Rosemary Kadzitche is one of the luckier women farmers in Malawi. The former teacher turned farmer joined the National Smallholder Farmers’ Association of Malawi, also known as NASFAM, and now occupies a position of authority that gives her a voice.

Ms. Kadzitche says that, even though women dominate farming in Malawi, it is usually men who make the rules. She says that men try to actively force women out of decision-making roles. But NASFAM’s rules specify that decisions made by farmers are non-binding until women are involved or consulted.

In Malawi, like many other African countries, women are traditionally the custodians of seeds. Ms. Kadzitche explains that women assumed this role because they save seeds after harvest to be planted in following seasons. She says women invest more time in “planning the farming, while the men do not consider or prioritize the seeds – they don’t think that far ahead.”
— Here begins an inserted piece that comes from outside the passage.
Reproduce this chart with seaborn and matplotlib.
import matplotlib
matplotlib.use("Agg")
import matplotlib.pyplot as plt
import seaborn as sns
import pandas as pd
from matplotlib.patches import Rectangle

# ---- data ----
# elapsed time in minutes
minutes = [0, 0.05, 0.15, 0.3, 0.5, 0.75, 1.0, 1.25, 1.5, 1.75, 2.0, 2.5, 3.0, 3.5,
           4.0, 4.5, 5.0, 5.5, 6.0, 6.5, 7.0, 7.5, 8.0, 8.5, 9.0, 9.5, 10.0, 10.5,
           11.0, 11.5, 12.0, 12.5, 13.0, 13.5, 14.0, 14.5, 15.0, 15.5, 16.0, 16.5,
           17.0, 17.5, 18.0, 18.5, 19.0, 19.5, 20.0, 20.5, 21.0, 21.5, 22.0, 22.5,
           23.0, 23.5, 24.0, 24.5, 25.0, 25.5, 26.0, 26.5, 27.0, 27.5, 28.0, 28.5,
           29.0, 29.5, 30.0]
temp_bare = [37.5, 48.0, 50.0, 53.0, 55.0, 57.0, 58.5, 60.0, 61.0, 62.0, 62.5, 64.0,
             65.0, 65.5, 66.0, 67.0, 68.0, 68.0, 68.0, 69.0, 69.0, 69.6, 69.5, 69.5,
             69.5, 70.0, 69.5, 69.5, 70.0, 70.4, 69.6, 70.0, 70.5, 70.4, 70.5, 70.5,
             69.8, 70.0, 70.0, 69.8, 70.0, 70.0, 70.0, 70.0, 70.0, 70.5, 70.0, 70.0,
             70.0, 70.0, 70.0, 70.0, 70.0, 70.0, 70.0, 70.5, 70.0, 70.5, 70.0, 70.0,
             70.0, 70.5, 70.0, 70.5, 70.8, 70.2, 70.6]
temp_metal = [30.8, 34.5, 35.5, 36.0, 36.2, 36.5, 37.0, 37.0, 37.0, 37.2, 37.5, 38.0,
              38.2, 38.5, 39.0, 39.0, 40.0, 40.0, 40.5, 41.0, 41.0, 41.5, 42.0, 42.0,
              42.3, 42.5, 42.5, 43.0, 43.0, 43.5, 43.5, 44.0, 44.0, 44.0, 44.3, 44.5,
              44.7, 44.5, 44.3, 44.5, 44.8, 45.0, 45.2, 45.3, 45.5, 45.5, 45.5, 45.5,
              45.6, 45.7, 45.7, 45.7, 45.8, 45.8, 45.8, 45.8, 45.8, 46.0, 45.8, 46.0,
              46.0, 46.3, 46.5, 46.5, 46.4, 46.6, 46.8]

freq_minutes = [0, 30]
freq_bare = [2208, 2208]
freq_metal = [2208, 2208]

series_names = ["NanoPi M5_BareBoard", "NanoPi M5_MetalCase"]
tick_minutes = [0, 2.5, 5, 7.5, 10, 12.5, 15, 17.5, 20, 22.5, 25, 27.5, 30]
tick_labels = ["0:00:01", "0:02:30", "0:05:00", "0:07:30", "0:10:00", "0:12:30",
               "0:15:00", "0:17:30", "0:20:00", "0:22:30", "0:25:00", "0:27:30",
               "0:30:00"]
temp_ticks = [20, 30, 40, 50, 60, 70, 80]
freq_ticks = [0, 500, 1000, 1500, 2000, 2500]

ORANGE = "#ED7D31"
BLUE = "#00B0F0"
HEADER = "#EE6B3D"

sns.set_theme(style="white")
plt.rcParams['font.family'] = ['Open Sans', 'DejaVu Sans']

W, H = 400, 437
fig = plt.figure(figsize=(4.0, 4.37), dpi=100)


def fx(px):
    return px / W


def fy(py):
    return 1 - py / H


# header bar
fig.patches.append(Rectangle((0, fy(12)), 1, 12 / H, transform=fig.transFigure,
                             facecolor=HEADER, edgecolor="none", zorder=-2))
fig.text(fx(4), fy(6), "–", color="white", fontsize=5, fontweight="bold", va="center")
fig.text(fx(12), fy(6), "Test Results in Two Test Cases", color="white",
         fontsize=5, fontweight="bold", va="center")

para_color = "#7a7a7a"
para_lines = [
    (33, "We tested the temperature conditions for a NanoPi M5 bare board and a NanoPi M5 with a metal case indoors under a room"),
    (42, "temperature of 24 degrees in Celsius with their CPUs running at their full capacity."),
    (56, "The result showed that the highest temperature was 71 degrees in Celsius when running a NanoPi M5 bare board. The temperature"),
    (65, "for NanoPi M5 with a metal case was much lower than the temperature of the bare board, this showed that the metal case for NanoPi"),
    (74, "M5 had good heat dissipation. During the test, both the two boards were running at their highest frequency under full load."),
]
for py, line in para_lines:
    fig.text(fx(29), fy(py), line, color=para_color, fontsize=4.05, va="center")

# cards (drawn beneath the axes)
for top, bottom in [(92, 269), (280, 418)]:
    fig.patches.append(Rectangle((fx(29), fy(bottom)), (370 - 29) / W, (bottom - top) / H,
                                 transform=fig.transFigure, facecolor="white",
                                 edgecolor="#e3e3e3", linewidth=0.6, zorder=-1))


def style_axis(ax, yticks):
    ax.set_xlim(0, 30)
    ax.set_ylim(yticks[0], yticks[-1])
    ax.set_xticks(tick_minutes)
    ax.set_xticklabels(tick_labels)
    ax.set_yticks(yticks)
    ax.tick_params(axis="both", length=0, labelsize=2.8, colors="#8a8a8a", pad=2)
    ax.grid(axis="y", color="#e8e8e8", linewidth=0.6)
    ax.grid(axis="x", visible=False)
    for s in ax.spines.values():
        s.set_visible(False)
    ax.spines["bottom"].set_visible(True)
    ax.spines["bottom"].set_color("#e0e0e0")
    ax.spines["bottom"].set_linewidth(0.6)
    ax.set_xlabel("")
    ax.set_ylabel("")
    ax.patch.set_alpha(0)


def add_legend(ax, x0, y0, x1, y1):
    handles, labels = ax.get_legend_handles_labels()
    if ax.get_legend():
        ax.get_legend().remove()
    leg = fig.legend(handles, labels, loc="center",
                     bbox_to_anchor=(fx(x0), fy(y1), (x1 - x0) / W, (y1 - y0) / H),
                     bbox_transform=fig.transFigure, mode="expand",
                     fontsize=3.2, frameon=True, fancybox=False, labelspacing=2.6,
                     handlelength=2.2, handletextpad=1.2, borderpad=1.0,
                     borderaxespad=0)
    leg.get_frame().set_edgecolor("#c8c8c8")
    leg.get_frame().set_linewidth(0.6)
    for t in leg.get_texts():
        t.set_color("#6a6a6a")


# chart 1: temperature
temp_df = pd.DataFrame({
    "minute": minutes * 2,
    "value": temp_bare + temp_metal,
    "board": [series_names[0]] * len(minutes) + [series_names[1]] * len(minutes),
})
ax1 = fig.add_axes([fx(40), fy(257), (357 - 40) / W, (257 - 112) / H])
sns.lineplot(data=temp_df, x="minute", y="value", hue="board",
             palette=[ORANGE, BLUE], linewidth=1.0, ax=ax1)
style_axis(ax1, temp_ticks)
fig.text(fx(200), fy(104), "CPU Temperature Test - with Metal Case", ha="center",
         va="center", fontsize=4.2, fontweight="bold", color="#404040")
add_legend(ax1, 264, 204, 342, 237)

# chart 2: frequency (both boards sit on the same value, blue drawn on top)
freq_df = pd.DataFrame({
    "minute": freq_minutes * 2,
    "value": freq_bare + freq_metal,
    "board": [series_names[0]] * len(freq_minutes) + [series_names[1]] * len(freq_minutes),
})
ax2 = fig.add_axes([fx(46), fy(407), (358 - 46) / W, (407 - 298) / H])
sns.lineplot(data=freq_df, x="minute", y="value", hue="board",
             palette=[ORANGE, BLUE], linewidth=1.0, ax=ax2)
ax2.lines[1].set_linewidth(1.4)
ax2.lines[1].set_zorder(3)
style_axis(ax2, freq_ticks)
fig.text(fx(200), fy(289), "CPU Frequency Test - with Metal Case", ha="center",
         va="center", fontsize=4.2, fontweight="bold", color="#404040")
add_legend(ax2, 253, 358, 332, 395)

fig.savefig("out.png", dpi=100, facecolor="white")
But hybrid seeds are now being promoted as a solution to farmers’ problems. Ms. Kadzitche says this affects female farmers everywhere.
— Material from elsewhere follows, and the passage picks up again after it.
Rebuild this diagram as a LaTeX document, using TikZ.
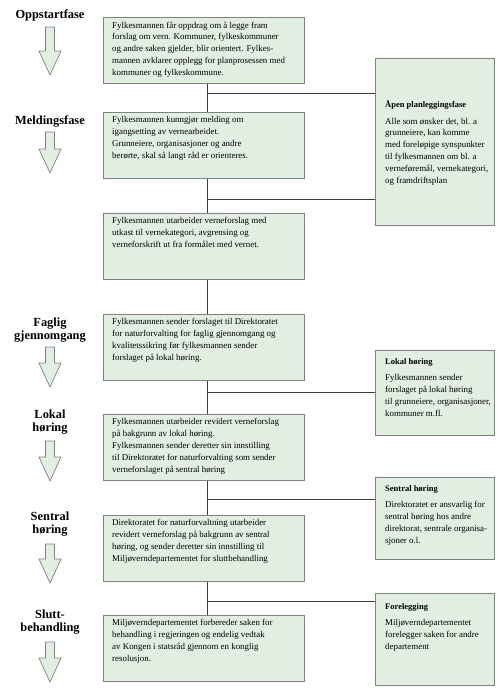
\documentclass[tikz,border=0pt]{standalone}
\usepackage{fontspec}
\setmainfont{Liberation Serif}
\usetikzlibrary{positioning}
\definecolor{boksgrunn}{RGB}{226,238,226}
\definecolor{boksramme}{RGB}{125,132,125}
\definecolor{linjefarge}{RGB}{60,60,60}
% fasepil: top y, tip y
\newcommand{\fasepil}[2]{%
  \draw[pil] (45.5,#1) -- (54.5,#1) -- (54.5,{#2-24}) -- (61,{#2-24}) -- (50,#2)
    -- (39,{#2-24}) -- (45.5,{#2-24}) -- cycle;}
\begin{document}
\begin{tikzpicture}[x=1pt,y=-1pt,
    boks/.style={draw=boksramme, fill=boksgrunn, line width=0.7pt, anchor=north west, inner sep=0pt},
    hovedboks/.style={boks, minimum width=201pt, minimum height=66pt},
    sideboks/.style={boks, minimum width=119pt},
    tekst/.style={anchor=north west, align=left, inner sep=0pt, font=\fontsize{8.9}{11.8}\selectfont},
    fase/.style={align=center, inner sep=0pt, font=\fontsize{12.4}{13.5}\selectfont\bfseries},
    pil/.style={draw=boksramme, fill=boksgrunn, line width=0.7pt},
    linje/.style={draw=linjefarge, line width=0.9pt}]
  \useasboundingbox (0,0) rectangle (500,688);

  % faser til venstre
  \node[fase] (f1) at (50,15) {Oppstartfase};
  \node[fase] (f2) at (50,122) {Meldingsfase};
  \node[fase] (f3) at (50,330) {Faglig\\gjennomgang};
  \node[fase] (f4) at (50,422) {Lokal\\høring};
  \node[fase] (f5) at (50,524) {Sentral\\høring};
  \node[fase] (f6) at (50,622) {Slutt-\\behandling};
  \fasepil{27}{75}
  \fasepil{132}{173}
  \fasepil{347}{387}
  \fasepil{441}{481}
  \fasepil{544}{583}
  \fasepil{642}{682}

  % hovedboksene
  \node[hovedboks] (b1) at (103,17) {};
  \node[hovedboks] (b2) at (103,112) {};
  \node[hovedboks] (b3) at (103,213) {};
  \node[hovedboks] (b4) at (103,314) {};
  \node[hovedboks] (b5) at (103,414) {};
  \node[hovedboks] (b6) at (103,515) {};
  \node[hovedboks] (b7) at (103,615) {};
  \node[tekst] (t1) at ([shift={(9pt,-4.5pt)}]b1.north west) {Fylkesmannen får oppdrag om å legge fram\\forslag om vern. Kommuner, fylkeskommuner\\og andre saken gjelder, blir orientert. Fylkes-\\mannen avklarer opplegg for planprosessen med\\kommuner og fylkeskommune.};
  \node[tekst] (t2) at ([shift={(9pt,-4.5pt)}]b2.north west) {Fylkesmannen kunngjør melding om\\igangsetting av vernearbeidet.\\Grunneiere, organisasjoner og andre\\berørte, skal så langt råd er orienteres.};
  \node[tekst] (t3) at ([shift={(9pt,-4.5pt)}]b3.north west) {Fylkesmannen utarbeider verneforslag med\\utkast til vernekategori, avgrensing og\\verneforskrift ut fra formålet med vernet.};
  \node[tekst] (t4) at ([shift={(9pt,-4.5pt)}]b4.north west) {Fylkesmannen sender forslaget til Direktoratet\\for naturforvalting for faglig gjennomgang og\\kvalitetssikring før fylkesmannen sender\\forslaget på lokal høring.};
  \node[tekst] (t5) at ([shift={(9pt,-4.5pt)}]b5.north west) {Fylkesmannen utarbeider revidert verneforslag\\på bakgrunn av lokal høring.\\Fylkesmannen sender deretter sin innstilling\\til Direktoratet for naturforvalting som sender\\verneforslaget på sentral høring};
  \node[tekst] (t6) at ([shift={(9pt,-4.5pt)}]b6.north west) {Direktoratet for naturforvaltning utarbeider\\revidert verneforslag på bakgrunn av sentral\\høring, og sender deretter sin innstilling til\\Miljøverndepartementet for sluttbehandling};
  \node[tekst] (t7) at ([shift={(9pt,-4.5pt)}]b7.north west) {Miljøverndepartementet forbereder saken for\\behandling i regjeringen og endelig vedtak\\av Kongen i statsråd gjennom en konglig\\resolusjon.};

  % sideboksene
  \node[sideboks, minimum height=167pt] (r1) at (375,58) {};
  \node[sideboks, minimum height=85pt] (r2) at (375,350) {};
  \node[sideboks, minimum height=82pt] (r3) at (375,477) {};
  \node[sideboks, minimum height=92pt] (r4) at (375,593) {};
  \node[tekst] (s1) at (385,100) {\textbf{\fontsize{8.5}{11}\selectfont Åpen planleggingsfase}\\[5pt]Alle som ønsker det, bl. a\\grunneiere, kan komme\\med foreløpige synspunkter\\til fylkesmannen om bl. a\\verneføremål, vernekategori,\\og framdriftsplan};
  \node[tekst] (s2) at (385,358) {\textbf{\fontsize{8.5}{11}\selectfont Lokal høring}\\[5pt]Fylkesmannen sender\\forslaget på lokal høring\\til grunneiere, organisasjoner,\\kommuner m.fl.};
  \node[tekst] (s3) at (385,485) {\textbf{\fontsize{8.5}{11}\selectfont Sentral høring}\\[5pt]Direktoratet er ansvarlig for\\sentral høring hos andre\\direktorat, sentrale organisa-\\sjoner o.l.};
  \node[tekst] (s4) at (385,603) {\textbf{\fontsize{8.5}{11}\selectfont Forelegging}\\[5pt]Miljøverndepartementet\\forelegger saken for andre\\departement};

  % forbindelser
  \coordinate (k1) at (207,93);
  \coordinate (k2) at (207,199);
  \coordinate (k3) at (207,392);
  \coordinate (k4) at (207,499);
  \coordinate (k5) at (207,601);
  \draw[linje] (b1.south -| k1) -- (b2.north -| k1);
  \draw[linje] (b2.south -| k1) -- (b3.north -| k1);
  \draw[linje] (b3.south -| k1) -- (b4.north -| k1);
  \draw[linje] (b4.south -| k1) -- (b5.north -| k1);
  \draw[linje] (b5.south -| k1) -- (b6.north -| k1);
  \draw[linje] (b6.south -| k1) -- (b7.north -| k1);
  \draw[linje] (k1) -- (k1 -| r1.west);
  \draw[linje] (k2) -- (k2 -| r1.west);
  \draw[linje] (k3) -- (k3 -| r2.west);
  \draw[linje] (k4) -- (k4 -| r3.west);
  \draw[linje] (k5) -- (k5 -| r4.west);
\end{tikzpicture}
\end{document}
Seed companies and authorities are encouraging farmers to grow commercial hybrid varieties. The government of Malawi operates an input subsidy program that increases access to hybrid seeds as part of its strategy to improve the productivity of agriculture.
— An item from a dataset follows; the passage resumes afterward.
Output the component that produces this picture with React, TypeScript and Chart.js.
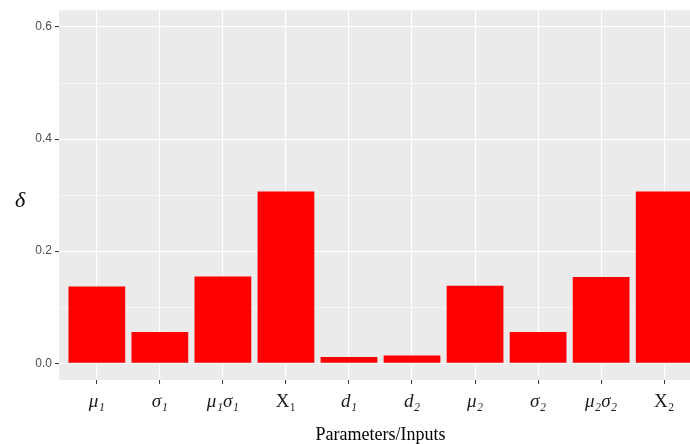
import React, { useEffect, useRef } from "react";
import { Chart, registerables } from "chart.js";

Chart.register(...registerables);

const categories = ["μ₁", "σ₁", "μ₁σ₁", "X₁", "d₁", "d₂", "μ₂", "σ₂", "μ₂σ₂", "X₂"];
const deltaValues = [0.137, 0.0556, 0.1545, 0.3066, 0.0112, 0.0137, 0.138, 0.0556, 0.154, 0.3066];
const yTickValues = [0, 0.1, 0.2, 0.3, 0.4, 0.5, 0.6];
const xTitle = "Parameters/Inputs";
const yTitle = "δ";

const panelPlugin = {
  id: "panel",
  beforeDraw(chart: any) {
    const { ctx, chartArea } = chart;
    ctx.save();
    ctx.fillStyle = "#EBEBEB";
    ctx.fillRect(chartArea.left, chartArea.top, chartArea.right - chartArea.left, chartArea.bottom - chartArea.top);
    ctx.restore();
  },
  afterDraw(chart: any) {
    const { ctx, chartArea } = chart;
    ctx.save();
    ctx.fillStyle = "#000";
    ctx.font = "italic 22px 'Liberation Serif', serif";
    ctx.textAlign = "center";
    ctx.textBaseline = "middle";
    ctx.fillText(yTitle, 20, (chartArea.top + chartArea.bottom) / 2 + 6);
    ctx.restore();
  },
};

export default function App() {
  const ref = useRef<HTMLCanvasElement>(null);
  useEffect(() => {
    if (!ref.current) return;
    const chart = new Chart(ref.current, {
      type: "bar",
      data: {
        datasets: [
          {
            data: deltaValues.map((v, i) => ({ x: i, y: v })),
            backgroundColor: "#FF0000",
            borderWidth: 0,
            barPercentage: 0.9,
            categoryPercentage: 1,
          },
        ],
      },
      options: {
        animation: false,
        responsive: false,
        layout: { padding: { top: 7, right: 0, left: 0, bottom: 0 } },
        plugins: { legend: { display: false }, tooltip: { enabled: false } },
        scales: {
          x: {
            type: "linear",
            offset: false,
            min: -0.6,
            max: categories.length - 1 + 0.6,
            afterBuildTicks: (scale: any) => {
              scale.ticks = categories.map((_, i) => ({ value: i }));
            },
            afterFit: (scale: any) => {
              scale.height = 64;
            },
            border: { display: false },
            grid: {
              offset: false,
              color: "#FFFFFF",
              lineWidth: 1.1,
              tickColor: "#333333",
              tickLength: 4,
              tickWidth: 1,
            },
            ticks: {
              autoSkip: false,
              maxRotation: 0,
              minRotation: 0,
              padding: 7,
              color: "#1a1a1a",
              callback: (v: any) => categories[v as number] ?? "",
              font: (c: any) => ({
                family: "'Liberation Serif', 'DejaVu Serif', serif",
                size: 19,
                style: categories[c.index] && categories[c.index].startsWith("X") ? "normal" : "italic",
              }),
            },
            title: {
              display: true,
              text: xTitle,
              color: "#000",
              font: { family: "'Liberation Serif', serif", size: 18, lineHeight: 1 },
              padding: { top: 0, bottom: 0 },
            },
          },
          y: {
            type: "linear",
            min: -0.03,
            max: 0.63,
            afterBuildTicks: (scale: any) => {
              scale.ticks = yTickValues.map((v) => ({ value: v }));
            },
            afterFit: (scale: any) => {
              scale.width = 59;
            },
            border: { display: false },
            grid: {
              color: "#FFFFFF",
              lineWidth: (c: any) => (c.index % 2 === 0 ? 1.1 : 0.55),
              tickColor: (c: any) => (c.index % 2 === 0 ? "#333333" : "rgba(0,0,0,0)"),
              tickLength: 4,
              tickWidth: 1,
            },
            ticks: {
              padding: 3,
              color: "#4D4D4D",
              font: { family: "'Liberation Sans', Arial, sans-serif", size: 12 },
              callback: (v: any, i: number) => (i % 2 === 0 ? Number(v).toFixed(1) : ""),
            },
          },
        },
      },
      plugins: [panelPlugin],
    } as any);
    return () => chart.destroy();
  }, []);
  return (
    <div style={{ position: "fixed", left: 0, top: 0, width: 690, height: 444, overflow: "hidden", background: "#fff" }}>
      <canvas ref={ref} width={702} height={444} style={{ display: "block", width: 702, height: 444 }} />
    </div>
  );
}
But hybrid seeds may not be the solution they purport to be. Research conducted by the African Centre for Biosafety in 2014 found that the increased costs of hybrid seeds and chemical inputs mean that farmers who use them often lose money.

Jacopo Parigiani is an agronomist. He says that hybrid seeds are designed to germinate poorly when saved and replanted. Mr. Parigiani says, “They [the seed companies] do this because it’s a business. They need to ensure [that] people keep buying [new seeds] to sustain the industry.”

Seeds harvested from hybrid crops cannot be preserved or exchanged, so farmers must buy hybrid seeds every year. Farmers also need to buy fertilizers to maximize their yields from hybrid crops, and some seed varieties require protective pesticides when stored after harvest. All this is expensive.

The government of Malawi is planning to establish a national seed policy. It recognizes that local and multinational seed companies must operate within strict rules in order to protect the farming sector, and small-scale farmers in particular. There are plans to ban misleading advertising about hybrid seeds and impose penalties on transgressors.

There is one final complicating factor, however – the changing climate. This year Malawians experienced the worst flooding their country has ever seen, and farmers throughout southern Africa are plagued by droughts. Both the droughts and the floods have ruined farmers’ harvests. If there is no harvest, there will be no saved seeds. Women’s plans for future planting seasons may be affected for years to come.